- **Data provided**
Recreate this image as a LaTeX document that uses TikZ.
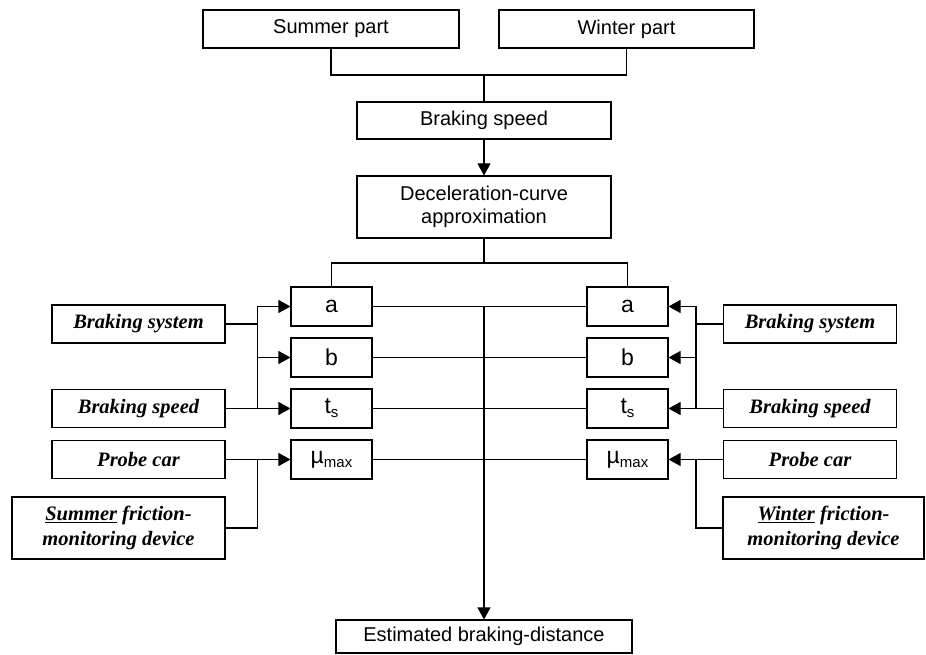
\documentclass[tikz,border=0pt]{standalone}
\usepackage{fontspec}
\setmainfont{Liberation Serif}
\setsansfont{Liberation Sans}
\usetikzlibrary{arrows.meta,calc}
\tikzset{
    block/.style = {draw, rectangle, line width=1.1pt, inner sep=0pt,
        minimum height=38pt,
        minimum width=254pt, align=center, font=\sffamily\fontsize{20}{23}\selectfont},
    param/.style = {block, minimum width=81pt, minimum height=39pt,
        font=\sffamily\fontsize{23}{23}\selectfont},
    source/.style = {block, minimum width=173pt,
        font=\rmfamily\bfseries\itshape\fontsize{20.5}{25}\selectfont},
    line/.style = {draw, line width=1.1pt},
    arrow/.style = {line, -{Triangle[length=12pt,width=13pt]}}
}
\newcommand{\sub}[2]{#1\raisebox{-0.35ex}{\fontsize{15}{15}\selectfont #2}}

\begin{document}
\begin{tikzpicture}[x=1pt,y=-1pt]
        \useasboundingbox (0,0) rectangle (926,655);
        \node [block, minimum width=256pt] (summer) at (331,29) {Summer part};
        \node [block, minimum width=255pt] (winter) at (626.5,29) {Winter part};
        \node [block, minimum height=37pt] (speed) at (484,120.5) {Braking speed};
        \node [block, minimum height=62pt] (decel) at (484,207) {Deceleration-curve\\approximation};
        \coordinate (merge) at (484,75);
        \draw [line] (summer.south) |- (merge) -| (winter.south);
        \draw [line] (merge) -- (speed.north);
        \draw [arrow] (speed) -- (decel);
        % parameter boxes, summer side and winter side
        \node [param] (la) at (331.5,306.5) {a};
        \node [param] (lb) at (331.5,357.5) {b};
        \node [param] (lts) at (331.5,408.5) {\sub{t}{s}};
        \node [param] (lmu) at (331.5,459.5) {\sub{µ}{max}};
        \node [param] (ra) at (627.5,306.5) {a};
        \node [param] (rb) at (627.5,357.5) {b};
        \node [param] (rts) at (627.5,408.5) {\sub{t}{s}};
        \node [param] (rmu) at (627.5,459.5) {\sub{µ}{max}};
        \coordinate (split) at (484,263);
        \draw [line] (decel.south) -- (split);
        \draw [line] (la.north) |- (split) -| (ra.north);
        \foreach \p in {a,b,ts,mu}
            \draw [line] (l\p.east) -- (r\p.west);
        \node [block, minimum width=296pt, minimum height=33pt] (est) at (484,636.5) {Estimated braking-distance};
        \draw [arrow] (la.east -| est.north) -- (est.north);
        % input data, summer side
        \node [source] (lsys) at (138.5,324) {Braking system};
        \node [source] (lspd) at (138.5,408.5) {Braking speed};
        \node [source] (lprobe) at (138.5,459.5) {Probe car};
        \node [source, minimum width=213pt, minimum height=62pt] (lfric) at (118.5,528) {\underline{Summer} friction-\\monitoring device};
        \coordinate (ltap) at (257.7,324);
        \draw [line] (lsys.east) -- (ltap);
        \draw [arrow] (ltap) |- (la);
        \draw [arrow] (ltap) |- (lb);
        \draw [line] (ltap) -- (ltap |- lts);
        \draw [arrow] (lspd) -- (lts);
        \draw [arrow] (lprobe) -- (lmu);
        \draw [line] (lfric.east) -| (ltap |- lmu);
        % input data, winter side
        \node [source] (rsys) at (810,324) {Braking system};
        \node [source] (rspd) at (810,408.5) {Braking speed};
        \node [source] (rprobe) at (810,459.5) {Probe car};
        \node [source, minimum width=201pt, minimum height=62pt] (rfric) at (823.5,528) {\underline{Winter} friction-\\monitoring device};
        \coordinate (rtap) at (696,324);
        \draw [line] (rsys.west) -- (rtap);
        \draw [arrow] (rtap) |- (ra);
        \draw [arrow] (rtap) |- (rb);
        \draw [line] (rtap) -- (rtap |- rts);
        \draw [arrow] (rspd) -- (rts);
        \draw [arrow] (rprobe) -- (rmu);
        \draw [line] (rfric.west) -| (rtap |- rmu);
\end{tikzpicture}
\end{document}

- **Exercise aim**
Quote the preceding listing precisely and completely, omitting its images.

- **Exercise response**
Recreate this image as a LaTeX document that uses TikZ.
\documentclass[tikz,border=0pt]{standalone}
\usepackage{fontspec}
\setmainfont{Liberation Serif}
\setsansfont{Liberation Sans}
\usetikzlibrary{arrows.meta,calc}
\tikzset{
    block/.style = {draw, rectangle, line width=1.1pt, inner sep=0pt,
        minimum height=38pt,
        minimum width=254pt, align=center, font=\sffamily\fontsize{20}{23}\selectfont},
    param/.style = {block, minimum width=81pt, minimum height=39pt,
        font=\sffamily\fontsize{23}{23}\selectfont},
    source/.style = {block, minimum width=173pt,
        font=\rmfamily\bfseries\itshape\fontsize{20.5}{25}\selectfont},
    line/.style = {draw, line width=1.1pt},
    arrow/.style = {line, -{Triangle[length=12pt,width=13pt]}}
}
\newcommand{\sub}[2]{#1\raisebox{-0.35ex}{\fontsize{15}{15}\selectfont #2}}

\begin{document}
\begin{tikzpicture}[x=1pt,y=-1pt]
        \useasboundingbox (0,0) rectangle (926,655);
        \node [block, minimum width=256pt] (summer) at (331,29) {Summer part};
        \node [block, minimum width=255pt] (winter) at (626.5,29) {Winter part};
        \node [block, minimum height=37pt] (speed) at (484,120.5) {Braking speed};
        \node [block, minimum height=62pt] (decel) at (484,207) {Deceleration-curve\\approximation};
        \coordinate (merge) at (484,75);
        \draw [line] (summer.south) |- (merge) -| (winter.south);
        \draw [line] (merge) -- (speed.north);
        \draw [arrow] (speed) -- (decel);
        % parameter boxes, summer side and winter side
        \node [param] (la) at (331.5,306.5) {a};
        \node [param] (lb) at (331.5,357.5) {b};
        \node [param] (lts) at (331.5,408.5) {\sub{t}{s}};
        \node [param] (lmu) at (331.5,459.5) {\sub{µ}{max}};
        \node [param] (ra) at (627.5,306.5) {a};
        \node [param] (rb) at (627.5,357.5) {b};
        \node [param] (rts) at (627.5,408.5) {\sub{t}{s}};
        \node [param] (rmu) at (627.5,459.5) {\sub{µ}{max}};
        \coordinate (split) at (484,263);
        \draw [line] (decel.south) -- (split);
        \draw [line] (la.north) |- (split) -| (ra.north);
        \foreach \p in {a,b,ts,mu}
            \draw [line] (l\p.east) -- (r\p.west);
        \node [block, minimum width=296pt, minimum height=33pt] (est) at (484,636.5) {Estimated braking-distance};
        \draw [arrow] (la.east -| est.north) -- (est.north);
        % input data, summer side
        \node [source] (lsys) at (138.5,324) {Braking system};
        \node [source] (lspd) at (138.5,408.5) {Braking speed};
        \node [source] (lprobe) at (138.5,459.5) {Probe car};
        \node [source, minimum width=213pt, minimum height=62pt] (lfric) at (118.5,528) {\underline{Summer} friction-\\monitoring device};
        \coordinate (ltap) at (257.7,324);
        \draw [line] (lsys.east) -- (ltap);
        \draw [arrow] (ltap) |- (la);
        \draw [arrow] (ltap) |- (lb);
        \draw [line] (ltap) -- (ltap |- lts);
        \draw [arrow] (lspd) -- (lts);
        \draw [arrow] (lprobe) -- (lmu);
        \draw [line] (lfric.east) -| (ltap |- lmu);
        % input data, winter side
        \node [source] (rsys) at (810,324) {Braking system};
        \node [source] (rspd) at (810,408.5) {Braking speed};
        \node [source] (rprobe) at (810,459.5) {Probe car};
        \node [source, minimum width=201pt, minimum height=62pt] (rfric) at (823.5,528) {\underline{Winter} friction-\\monitoring device};
        \coordinate (rtap) at (696,324);
        \draw [line] (rsys.west) -- (rtap);
        \draw [arrow] (rtap) |- (ra);
        \draw [arrow] (rtap) |- (rb);
        \draw [line] (rtap) -- (rtap |- rts);
        \draw [arrow] (rspd) -- (rts);
        \draw [arrow] (rprobe) -- (rmu);
        \draw [line] (rfric.west) -| (rtap |- rmu);
\end{tikzpicture}
\end{document}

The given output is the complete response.